Setelah penyerangan, Komunitas Agama Islam di Austria (IGGO), yang bertanggung jawab atas penyelenggaraan urusan agama umat Islam yang tinggal di Austria, telah menyatakan solidaritasnya kepada para korban.
“Pelaku tidak berasal dari komunitas langsung agama kami,” kata presiden IGGO, Umit Vural.
Juru bicara komunitas itu, Valerie Mussa, mengatakan mereka terkejut ketika mendengar perihal kasus itu. Dia khawatir komunitas Muslim akan dihakimi secara kolektif.
Ia mengaku mendapat laporan pertama tentang coretan di dinding yang bersifat ofensif di masjid-masjid dan fasadnya. Ia juga mendapat laporan pertama tentang serangan rasis, penghinaan di jalan-jalan, terutama terhadap wanita Muslim yang terlihat mengenakan jilbab.
“Kami telah menerima surat kebencian pertama di sini. Di komunitas kami, ada anak muda yang lahir di sini, tetapi mereka tidak merasa sebagai bagian dari masyarakat. Anak-anak muda ini membutuhkan prospek dan pendidikan. Dan mereka perlu dibaurkan ke tengah masyarakat. Ketika mereka berada di tengah-tengah masyarakat, masyarakat tidak dapat terpecah,” kata Mussa.
Hosna sendiri, yang merupakan manajer muda McDonald’s, mengatakan dia sebelumnya pernah menjadi korban islamofobia.
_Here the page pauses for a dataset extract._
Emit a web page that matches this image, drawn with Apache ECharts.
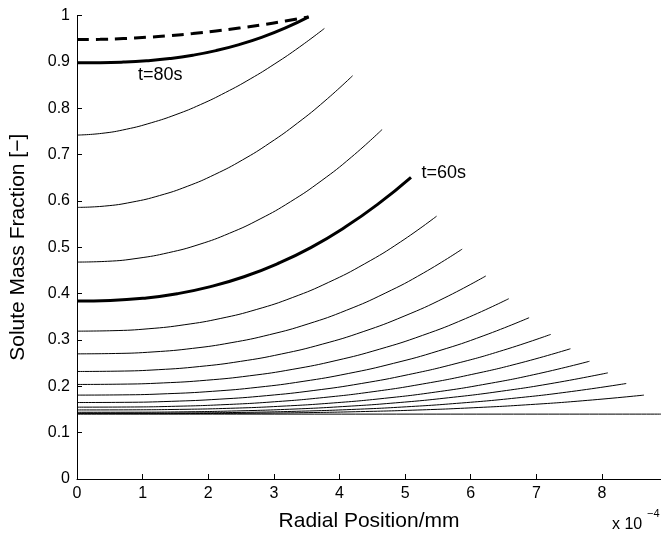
<!DOCTYPE html>
<html>
<head>
<meta charset="utf-8">
<script src="https://cdn.jsdelivr.net/npm/echarts@6/dist/echarts.min.js"></script>
<style>
    html, body { margin: 0; padding: 0; background: #fff; }
    #chart { width: 661px; height: 537px; }
</style>
</head>
<body>
<div id="chart"></div>
<script>
// radial position (x 10^-4 mm) vs solute mass fraction
const dashed = [[0, 0.948], [0.353, 0.9486], [0.706, 0.9503], [1.059, 0.9529], [1.412, 0.9566], [1.765, 0.9611],
    [2.118, 0.9666], [2.471, 0.9729], [2.824, 0.980], [3.177, 0.9881], [3.53, 0.997]];
const t80 = [[0, 0.898], [0.353, 0.8982], [0.706, 0.8995], [1.059, 0.9024], [1.412, 0.9071], [1.765, 0.9143],
    [2.118, 0.9242], [2.471, 0.9372], [2.824, 0.9534], [3.177, 0.9732], [3.53, 0.997]];
const t60 = [[0, 0.384], [0.509, 0.3852], [1.018, 0.3901], [1.527, 0.3998], [2.036, 0.415], [2.545, 0.4363],
    [3.054, 0.4644], [3.563, 0.4993], [4.072, 0.5421], [4.581, 0.5925], [5.09, 0.651]];

const c01 = [[0, 0.742], [0.377, 0.7457], [0.754, 0.7547], [1.131, 0.7685], [1.508, 0.7862], [1.885, 0.808],
    [2.262, 0.8338], [2.639, 0.863], [3.016, 0.8959], [3.393, 0.9322], [3.77, 0.972]];
const c02 = [[0, 0.586], [0.42, 0.5888], [0.84, 0.5974], [1.26, 0.6116], [1.68, 0.6314], [2.10, 0.657],
    [2.52, 0.6882], [2.94, 0.7252], [3.36, 0.7678], [3.78, 0.816], [4.20, 0.870]];
const c03 = [[0, 0.468], [0.465, 0.4697], [0.93, 0.4763], [1.395, 0.4883], [1.86, 0.506], [2.325, 0.5303],
    [2.79, 0.561], [3.255, 0.5984], [3.72, 0.643], [4.185, 0.6948], [4.65, 0.754]];
const c04 = [[0, 0.319], [0.548, 0.320], [1.096, 0.3242], [1.644, 0.3329], [2.192, 0.3465], [2.74, 0.3659],
    [3.288, 0.3917], [3.836, 0.4244], [4.384, 0.4643], [4.932, 0.5117], [5.48, 0.567]];
const c05 = [[0, 0.270], [0.587, 0.2708], [1.174, 0.2743], [1.761, 0.2818], [2.348, 0.294], [2.935, 0.3114],
    [3.522, 0.3346], [4.109, 0.3642], [4.696, 0.4009], [5.283, 0.4447], [5.87, 0.496]];
const c06 = [[0, 0.232], [0.623, 0.2327], [1.246, 0.2359], [1.869, 0.2427], [2.492, 0.2538], [3.115, 0.2697],
    [3.738, 0.2909], [4.361, 0.3179], [4.984, 0.3513], [5.607, 0.3912], [6.23, 0.438]];
const c07 = [[0, 0.204], [0.658, 0.2046], [1.316, 0.2073], [1.974, 0.2131], [2.632, 0.2227], [3.29, 0.2367],
    [3.948, 0.2556], [4.606, 0.2799], [5.264, 0.3098], [5.922, 0.3461], [6.58, 0.389]];
const c08 = [[0, 0.181], [0.689, 0.1815], [1.378, 0.184], [2.067, 0.1892], [2.756, 0.1979], [3.445, 0.2106],
    [4.134, 0.2276], [4.823, 0.2495], [5.512, 0.2765], [6.201, 0.3093], [6.89, 0.348]];
const c09 = [[0, 0.165], [0.722, 0.1654], [1.444, 0.1676], [2.166, 0.1722], [2.888, 0.1798], [3.61, 0.191],
    [4.332, 0.206], [5.054, 0.2253], [5.776, 0.2491], [6.498, 0.2779], [7.22, 0.312]];
const c10 = [[0, 0.155], [0.752, 0.1553], [1.504, 0.1569], [2.256, 0.1605], [3.008, 0.1666], [3.76, 0.1758],
    [4.512, 0.1884], [5.264, 0.2049], [6.016, 0.2256], [6.768, 0.2508], [7.52, 0.281]];
const c11 = [[0, 0.149], [0.781, 0.1492], [1.562, 0.1502], [2.343, 0.1526], [3.124, 0.1571], [3.905, 0.1641],
    [4.686, 0.1741], [5.467, 0.1876], [6.248, 0.2052], [7.029, 0.2272], [7.81, 0.254]];
const c12 = [[0, 0.144], [0.809, 0.1441], [1.618, 0.1449], [2.427, 0.1469], [3.236, 0.1505], [4.045, 0.1562],
    [4.854, 0.1643], [5.663, 0.1753], [6.472, 0.1895], [7.281, 0.2073], [8.09, 0.229]];
const c13 = [[0, 0.142], [0.837, 0.1421], [1.674, 0.1425], [2.511, 0.1437], [3.348, 0.1461], [4.185, 0.150],
    [5.022, 0.1558], [5.859, 0.164], [6.696, 0.1748], [7.533, 0.1887], [8.37, 0.206]];
const c14 = [[0, 0.141], [0.864, 0.141], [1.728, 0.1412], [2.592, 0.1418], [3.456, 0.1431], [4.32, 0.1454],
    [5.184, 0.1488], [6.048, 0.1538], [6.912, 0.1606], [7.776, 0.1696], [8.64, 0.181]];
const initial = [[0, 0.14], [8.9, 0.14]];

const thinCurves = [c01, c02, c03, c04, c05, c06, c07, c08, c09, c10, c11, c12, c13, c14, initial];

const curveLabels = [[1.27, 0.872, 't=80s'], [5.59, 0.660, 't=60s']];

const xTicks = [0, 1, 2, 3, 4, 5, 6, 7, 8];

const FONT = '"Liberation Sans", Arial, Helvetica, sans-serif';

function lineSeries(data, width, type) {
    return {
        type: 'line',
        data: data,
        showSymbol: false,
        smooth: true,
        silent: true,
        lineStyle: { color: '#000', width: width, type: type || 'solid' }
    };
}

const chart = echarts.init(document.getElementById('chart'));

const series = thinCurves.map(c => lineSeries(c, 1));
series.push(lineSeries(t60, 3));
series.push(lineSeries(t80, 3));
series.push(lineSeries(dashed, 3, [12, 7]));
series.push({
    type: 'scatter',
    data: curveLabels,
    symbolSize: 0,
    silent: true,
    itemStyle: { color: '#000', opacity: 1 },
    label: {
        show: true,
        position: 'inside',
        formatter: p => p.data[2],
        color: '#000',
        opacity: 1,
        textBorderWidth: 0,
        fontFamily: FONT,
        fontSize: 18
    }
});

const axisText = { color: '#000', fontFamily: FONT, fontSize: 16 };

chart.setOption({
    animation: false,
    backgroundColor: '#fff',
    grid: { left: 74, right: 0, top: 15.5, bottom: 58 },
    xAxis: {
        type: 'value',
        min: 0,
        max: 8.9,
        interval: 1,
        name: 'Radial Position/mm',
        nameLocation: 'middle',
        nameGap: 32,
        nameTextStyle: { color: '#000', fontFamily: FONT, fontSize: 21 },
        axisLine: { lineStyle: { color: '#000', width: 1 } },
        axisTick: { inside: true, length: 5, lineStyle: { color: '#000' } },
        axisLabel: Object.assign({
            margin: 7,
            showMaxLabel: false,
            formatter: v => xTicks.indexOf(v) >= 0 ? String(v) : ''
        }, axisText),
        splitLine: { show: false }
    },
    yAxis: {
        type: 'value',
        min: 0,
        max: 1,
        interval: 0.1,
        name: 'Solute Mass Fraction [\u2212]',
        nameLocation: 'middle',
        nameRotate: 90,
        nameGap: 48,
        nameTextStyle: { color: '#000', fontFamily: FONT, fontSize: 21 },
        axisLine: { show: true, lineStyle: { color: '#000', width: 1 } },
        axisTick: { inside: true, length: 5, lineStyle: { color: '#000' } },
        axisLabel: Object.assign({ margin: 7 }, axisText),
        splitLine: { show: false }
    },
    graphic: [
        {
            type: 'text',
            left: 612,
            top: 517,
            style: { text: 'x 10', fill: '#000', font: '16px ' + FONT }
        },
        {
            type: 'text',
            left: 647,
            top: 508,
            style: { text: '\u22124', fill: '#000', font: '11px ' + FONT }
        }
    ],
    series: series
});
</script>
</body>
</html>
Setelah bertahun-tahun tinggal di Wina, keluarganya yang berasal dari Palestina ingin membeli rumah di kotamadya Weikendorf. Tetapi rencana mereka tidak berhasil.
Pemerintah kota mengatakan tidak tertarik pada keluarga pindahan. Mereka mengatakan, Muslim tidak akan cocok dengan Weikendorf.
Kasus ini kemudian dibawa ke pengadilan tertinggi. Akhirnya, keluarga Hosna menang. Hari ini, dia berharap orang-orang berpikiran lebih terbuka.